- Data rows -
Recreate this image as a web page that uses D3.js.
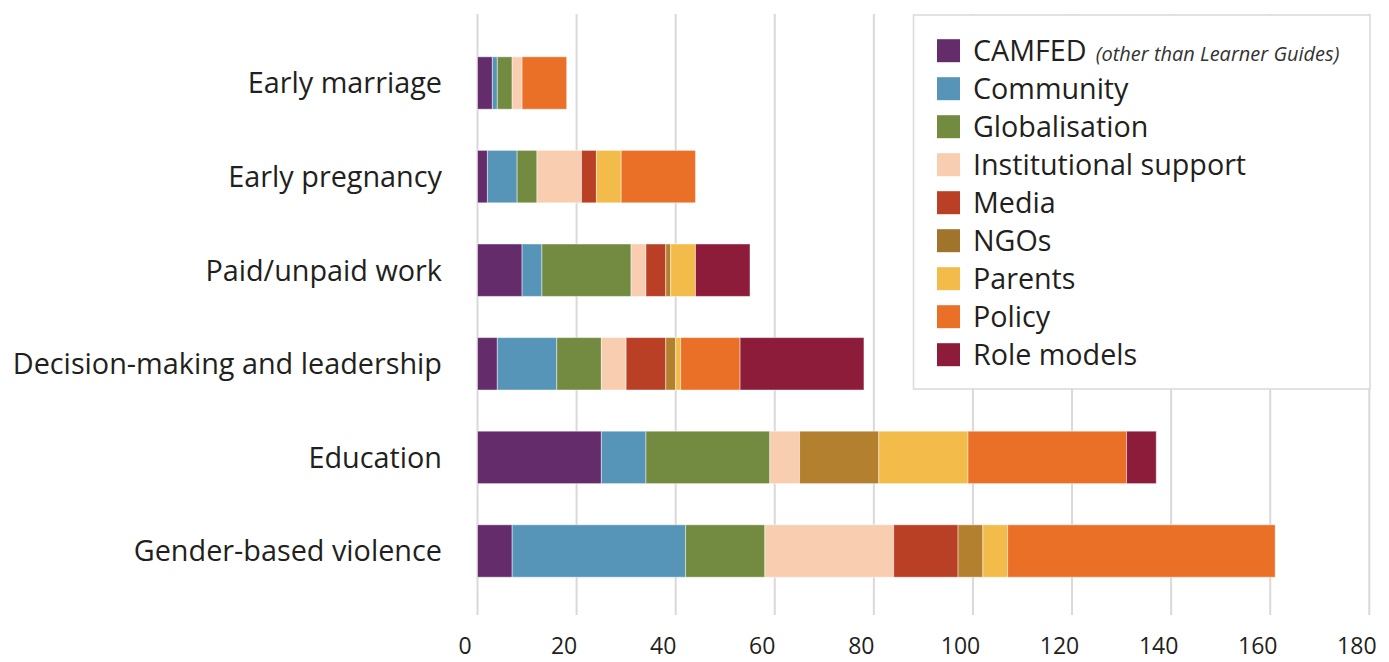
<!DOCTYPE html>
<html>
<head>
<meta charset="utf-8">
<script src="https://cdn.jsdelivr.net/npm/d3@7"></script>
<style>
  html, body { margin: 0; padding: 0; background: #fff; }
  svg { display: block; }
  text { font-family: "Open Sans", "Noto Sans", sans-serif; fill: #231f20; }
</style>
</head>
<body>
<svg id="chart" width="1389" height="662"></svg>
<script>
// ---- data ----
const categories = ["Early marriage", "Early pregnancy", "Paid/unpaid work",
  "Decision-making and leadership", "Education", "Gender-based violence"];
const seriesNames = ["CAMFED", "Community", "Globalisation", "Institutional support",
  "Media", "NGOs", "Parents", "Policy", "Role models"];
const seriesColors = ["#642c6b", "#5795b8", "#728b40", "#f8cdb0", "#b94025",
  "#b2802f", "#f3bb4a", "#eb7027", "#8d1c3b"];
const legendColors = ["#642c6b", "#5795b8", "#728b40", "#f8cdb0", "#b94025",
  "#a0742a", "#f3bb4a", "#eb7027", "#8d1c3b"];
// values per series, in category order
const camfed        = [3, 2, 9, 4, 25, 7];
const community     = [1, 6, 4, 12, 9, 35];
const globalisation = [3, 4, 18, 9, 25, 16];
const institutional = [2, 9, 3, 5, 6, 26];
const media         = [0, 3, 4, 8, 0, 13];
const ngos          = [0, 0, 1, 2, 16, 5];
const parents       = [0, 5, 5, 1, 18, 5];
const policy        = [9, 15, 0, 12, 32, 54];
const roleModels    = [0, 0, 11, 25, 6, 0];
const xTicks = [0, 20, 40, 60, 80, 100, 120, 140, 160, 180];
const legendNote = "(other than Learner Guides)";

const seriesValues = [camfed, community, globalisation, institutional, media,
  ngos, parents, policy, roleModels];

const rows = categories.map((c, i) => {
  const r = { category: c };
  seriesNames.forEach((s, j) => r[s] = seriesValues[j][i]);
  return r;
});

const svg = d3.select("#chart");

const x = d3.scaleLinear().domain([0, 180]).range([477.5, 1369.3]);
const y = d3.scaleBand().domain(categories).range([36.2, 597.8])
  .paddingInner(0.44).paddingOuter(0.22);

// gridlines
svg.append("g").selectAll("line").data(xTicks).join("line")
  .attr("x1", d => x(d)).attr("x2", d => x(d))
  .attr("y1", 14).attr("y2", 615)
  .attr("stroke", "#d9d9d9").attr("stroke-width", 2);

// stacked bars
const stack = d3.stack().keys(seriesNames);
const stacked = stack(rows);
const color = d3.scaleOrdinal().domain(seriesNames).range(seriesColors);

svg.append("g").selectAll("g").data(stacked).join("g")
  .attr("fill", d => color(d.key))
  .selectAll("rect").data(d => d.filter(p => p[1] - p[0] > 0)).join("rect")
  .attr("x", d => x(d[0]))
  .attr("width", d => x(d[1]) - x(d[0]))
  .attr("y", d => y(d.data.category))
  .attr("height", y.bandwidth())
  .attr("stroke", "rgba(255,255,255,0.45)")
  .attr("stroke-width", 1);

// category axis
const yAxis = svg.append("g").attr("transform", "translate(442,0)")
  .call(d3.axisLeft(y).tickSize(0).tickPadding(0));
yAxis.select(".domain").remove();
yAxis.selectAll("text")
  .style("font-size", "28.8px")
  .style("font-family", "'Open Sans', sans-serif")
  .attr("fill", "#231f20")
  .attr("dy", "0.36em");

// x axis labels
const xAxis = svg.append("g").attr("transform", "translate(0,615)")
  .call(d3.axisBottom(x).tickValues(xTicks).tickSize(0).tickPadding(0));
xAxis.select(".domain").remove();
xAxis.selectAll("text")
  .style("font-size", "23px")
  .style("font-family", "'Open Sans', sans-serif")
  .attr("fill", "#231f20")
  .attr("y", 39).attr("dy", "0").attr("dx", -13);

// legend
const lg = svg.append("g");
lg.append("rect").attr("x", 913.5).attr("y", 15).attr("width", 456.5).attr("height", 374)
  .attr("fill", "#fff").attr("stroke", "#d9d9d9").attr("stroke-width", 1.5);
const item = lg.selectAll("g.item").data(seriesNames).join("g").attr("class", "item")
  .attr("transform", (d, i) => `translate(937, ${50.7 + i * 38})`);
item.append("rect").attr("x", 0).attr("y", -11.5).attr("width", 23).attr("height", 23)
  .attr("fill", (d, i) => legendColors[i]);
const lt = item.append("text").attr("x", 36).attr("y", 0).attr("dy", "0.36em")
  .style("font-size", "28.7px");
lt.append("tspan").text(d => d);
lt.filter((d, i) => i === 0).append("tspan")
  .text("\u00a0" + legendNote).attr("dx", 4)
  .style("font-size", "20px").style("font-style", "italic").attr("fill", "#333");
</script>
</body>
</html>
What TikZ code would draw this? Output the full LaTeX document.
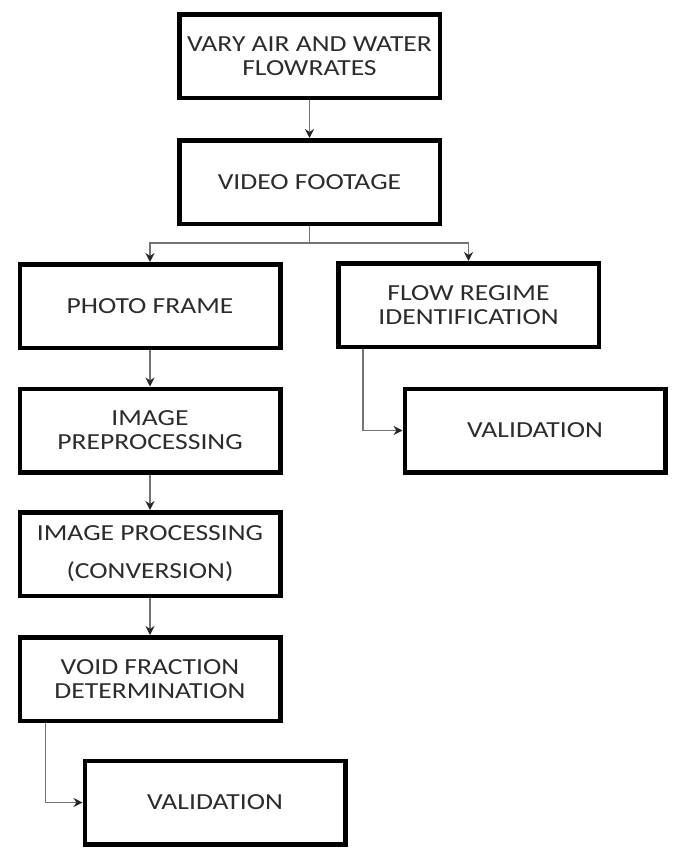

- Objective -
The data above should be repeated exactly, minus any pictures.

- Solution to this task -
Recreate this image as a web page that uses D3.js.
<!DOCTYPE html>
<html>
<head>
<meta charset="utf-8">
<script src="https://cdn.jsdelivr.net/npm/d3@7"></script>
<style>
  html, body { margin: 0; padding: 0; background: #fff; }
  svg { display: block; }
  text { font-family: "Open Sans", "Noto Sans", sans-serif; fill: #231f20; }
</style>
</head>
<body>
<svg id="chart" width="1389" height="662"></svg>
<script>
// ---- data ----
const categories = ["Early marriage", "Early pregnancy", "Paid/unpaid work",
  "Decision-making and leadership", "Education", "Gender-based violence"];
const seriesNames = ["CAMFED", "Community", "Globalisation", "Institutional support",
  "Media", "NGOs", "Parents", "Policy", "Role models"];
const seriesColors = ["#642c6b", "#5795b8", "#728b40", "#f8cdb0", "#b94025",
  "#b2802f", "#f3bb4a", "#eb7027", "#8d1c3b"];
const legendColors = ["#642c6b", "#5795b8", "#728b40", "#f8cdb0", "#b94025",
  "#a0742a", "#f3bb4a", "#eb7027", "#8d1c3b"];
// values per series, in category order
const camfed        = [3, 2, 9, 4, 25, 7];
const community     = [1, 6, 4, 12, 9, 35];
const globalisation = [3, 4, 18, 9, 25, 16];
const institutional = [2, 9, 3, 5, 6, 26];
const media         = [0, 3, 4, 8, 0, 13];
const ngos          = [0, 0, 1, 2, 16, 5];
const parents       = [0, 5, 5, 1, 18, 5];
const policy        = [9, 15, 0, 12, 32, 54];
const roleModels    = [0, 0, 11, 25, 6, 0];
const xTicks = [0, 20, 40, 60, 80, 100, 120, 140, 160, 180];
const legendNote = "(other than Learner Guides)";

const seriesValues = [camfed, community, globalisation, institutional, media,
  ngos, parents, policy, roleModels];

const rows = categories.map((c, i) => {
  const r = { category: c };
  seriesNames.forEach((s, j) => r[s] = seriesValues[j][i]);
  return r;
});

const svg = d3.select("#chart");

const x = d3.scaleLinear().domain([0, 180]).range([477.5, 1369.3]);
const y = d3.scaleBand().domain(categories).range([36.2, 597.8])
  .paddingInner(0.44).paddingOuter(0.22);

// gridlines
svg.append("g").selectAll("line").data(xTicks).join("line")
  .attr("x1", d => x(d)).attr("x2", d => x(d))
  .attr("y1", 14).attr("y2", 615)
  .attr("stroke", "#d9d9d9").attr("stroke-width", 2);

// stacked bars
const stack = d3.stack().keys(seriesNames);
const stacked = stack(rows);
const color = d3.scaleOrdinal().domain(seriesNames).range(seriesColors);

svg.append("g").selectAll("g").data(stacked).join("g")
  .attr("fill", d => color(d.key))
  .selectAll("rect").data(d => d.filter(p => p[1] - p[0] > 0)).join("rect")
  .attr("x", d => x(d[0]))
  .attr("width", d => x(d[1]) - x(d[0]))
  .attr("y", d => y(d.data.category))
  .attr("height", y.bandwidth())
  .attr("stroke", "rgba(255,255,255,0.45)")
  .attr("stroke-width", 1);

// category axis
const yAxis = svg.append("g").attr("transform", "translate(442,0)")
  .call(d3.axisLeft(y).tickSize(0).tickPadding(0));
yAxis.select(".domain").remove();
yAxis.selectAll("text")
  .style("font-size", "28.8px")
  .style("font-family", "'Open Sans', sans-serif")
  .attr("fill", "#231f20")
  .attr("dy", "0.36em");

// x axis labels
const xAxis = svg.append("g").attr("transform", "translate(0,615)")
  .call(d3.axisBottom(x).tickValues(xTicks).tickSize(0).tickPadding(0));
xAxis.select(".domain").remove();
xAxis.selectAll("text")
  .style("font-size", "23px")
  .style("font-family", "'Open Sans', sans-serif")
  .attr("fill", "#231f20")
  .attr("y", 39).attr("dy", "0").attr("dx", -13);

// legend
const lg = svg.append("g");
lg.append("rect").attr("x", 913.5).attr("y", 15).attr("width", 456.5).attr("height", 374)
  .attr("fill", "#fff").attr("stroke", "#d9d9d9").attr("stroke-width", 1.5);
const item = lg.selectAll("g.item").data(seriesNames).join("g").attr("class", "item")
  .attr("transform", (d, i) => `translate(937, ${50.7 + i * 38})`);
item.append("rect").attr("x", 0).attr("y", -11.5).attr("width", 23).attr("height", 23)
  .attr("fill", (d, i) => legendColors[i]);
const lt = item.append("text").attr("x", 36).attr("y", 0).attr("dy", "0.36em")
  .style("font-size", "28.7px");
lt.append("tspan").text(d => d);
lt.filter((d, i) => i === 0).append("tspan")
  .text("\u00a0" + legendNote).attr("dx", 4)
  .style("font-size", "20px").style("font-style", "italic").attr("fill", "#333");
</script>
</body>
</html>
What TikZ code would draw this? Output the full LaTeX document.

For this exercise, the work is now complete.